Sobre a gravidez o endocrinologista defende que as pesquisas poderiam incluir uma prescrição de anticoncepção para a mulher que desejar participar do estudo clínico. “Isso não é motivo para excluir a mulher”, ressalta. 

Machismo 

Ainda segundo o doutor em endocrinologia, o machismo também é um dos fatores que afastaram mulheres dos ensaios clínicos por tantos anos. 

“Um exemplo muito prático disso é como a gente ainda não consegue lidar bem, nem no âmbito da pesquisa, com mulheres com endometriose. Endometriose é uma doença subdiagnosticada, porque ela é de difícil localização às vezes em imagem. É a “dor da

mulher histérica”, historicamente falando, que eles dizem. Inclusive, sempre se usou esse termo “histeria” para mulheres.” 

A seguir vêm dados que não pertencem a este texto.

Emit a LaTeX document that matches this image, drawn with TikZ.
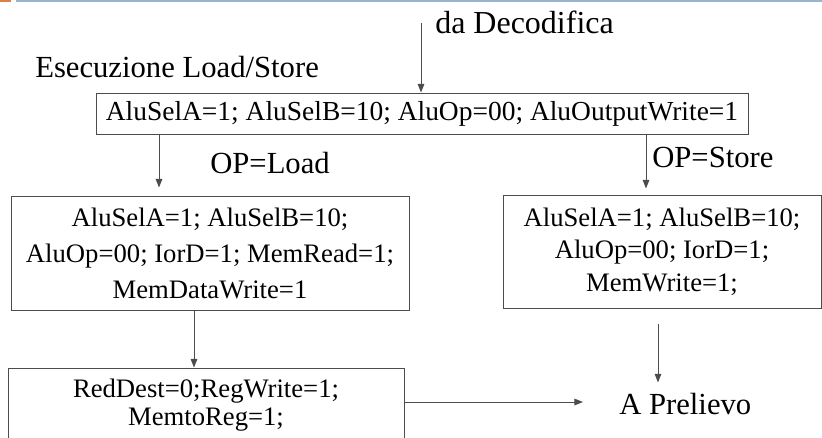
\documentclass[tikz,border=0pt]{standalone}
\usepackage{fontspec}
\setmainfont{Liberation Serif}
\usetikzlibrary{arrows.meta}
\definecolor{linegray}{gray}{0.3}
\definecolor{topblue}{RGB}{152,180,208}
\definecolor{toporange}{RGB}{221,128,71}
\tikzset{
  lab/.style={inner sep=0pt, font=\fontsize{23}{27}\selectfont},
  box/.style={draw=linegray, line width=0.75pt, inner sep=0pt, align=center},
  arr/.style={draw=linegray, line width=0.75pt, -{Triangle[length=6.5pt,width=5pt]}},
}
\begin{document}
\begin{tikzpicture}[x=0.75pt, y=-0.75pt]
\useasboundingbox (0,0) rectangle (822,437);
\clip (0,0) rectangle (822,437);
% top decoration
\fill[toporange] (0,0) rectangle (11,2);
\fill[topblue] (16,0) rectangle (822,2);

% labels
\node[lab, anchor=base west, font=\fontsize{24}{28}\selectfont] (dec) at (435,33) {da Decodifica};
\node[lab, anchor=base west] (ese) at (35,77) {Esecuzione Load/Store};
\node[lab, anchor=base west] (opl) at (210,173) {OP=Load};
\node[lab, anchor=base west] (ops) at (652,167) {OP=Store};
\node[lab, anchor=base west] (prel) at (619,414) {A Prelievo};

% boxes
\node[box, minimum width=489pt, minimum height=30.75pt,
  font=\fontsize{20.6}{24}\selectfont] (top) at (422,113.5)
  {AluSelA=1; AluSelB=10; AluOp=00; AluOutputWrite=1};
\node[box, minimum width=298.5pt, minimum height=85.5pt,
  font=\fontsize{20}{27}\selectfont] (load) at (210,253)
  {AluSelA=1; AluSelB=10;\\AluOp=00; IorD=1; MemRead=1;\\MemDataWrite=1};
\node[box, minimum width=238.5pt, minimum height=84.75pt,
  font=\fontsize{20}{24.5}\selectfont] (store) at (662,251.5)
  {AluSelA=1; AluSelB=10;\\AluOp=00; IorD=1;\\MemWrite=1;};
\node[box, minimum width=297pt, minimum height=78pt,
  font=\fontsize{20}{20.5}\selectfont] (reg) at (206,420)
  {RedDest=0;RegWrite=1;\\MemtoReg=1;\\\strut};

% connectors
\coordinate (decin) at (421,23);
\coordinate (xl) at (159,0);
\coordinate (xr) at (646,0);
\coordinate (xm) at (194,0);
\coordinate (xs) at (658,0);
\coordinate (ya) at (0,402);
\draw[arr] (decin) -- (decin |- top.north);
\draw[arr, shorten >=6pt] (top.south -| xl) -- (load.north -| xl);
\draw[arr, shorten >=4.5pt] (top.south -| xr) -- (store.north -| xr);
\draw[arr] (load.south -| xm) -- (reg.north -| xm);
\draw[arr, shorten <=11.25pt, shorten >=7.5pt] (store.south -| xs) -- (prel.north -| xs);
\draw[arr, shorten >=27pt] (reg.east |- ya) -- (prel.west |- ya);
\end{tikzpicture}
\end{document}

“Então, não se acredita na mulher, no fundo, como um ato de misoginia. E, obviamente, temos uma pobreza de tratamentos para síndromes relacionadas ao sofrimento feminino”, completa Flavio. 

Para o especialista, é preciso que o currículo das universidades de medicina no Brasil passem a incluir essa preocupação com a mulher, para que estudos futuros avancem nesse sentido. 

Legislação brasileira 

Desde 1993 as pesquisas feitas nos EUA devem incluir mulheres. Porém, no Brasil, ainda não há lei neste sentido. 

“Vivemos em um país muito machista para pesquisas clínicas, que coloca inúmeros empecilhos para pesquisas com mulheres. Então, estamos muito atrás nesse aspecto”, avalia Flavio Cadegiani. 

No Brasil, há um projeto de lei de 2019 que determina a paridade de gênero em ensaios clínicos. Porém, o PL 3611/2019 está parado na Câmara dos Deputados desde então. Atualmente, ele aguarda parecer do relator na Comissão de Ciência, Tecnologia e Inovação (CCTI).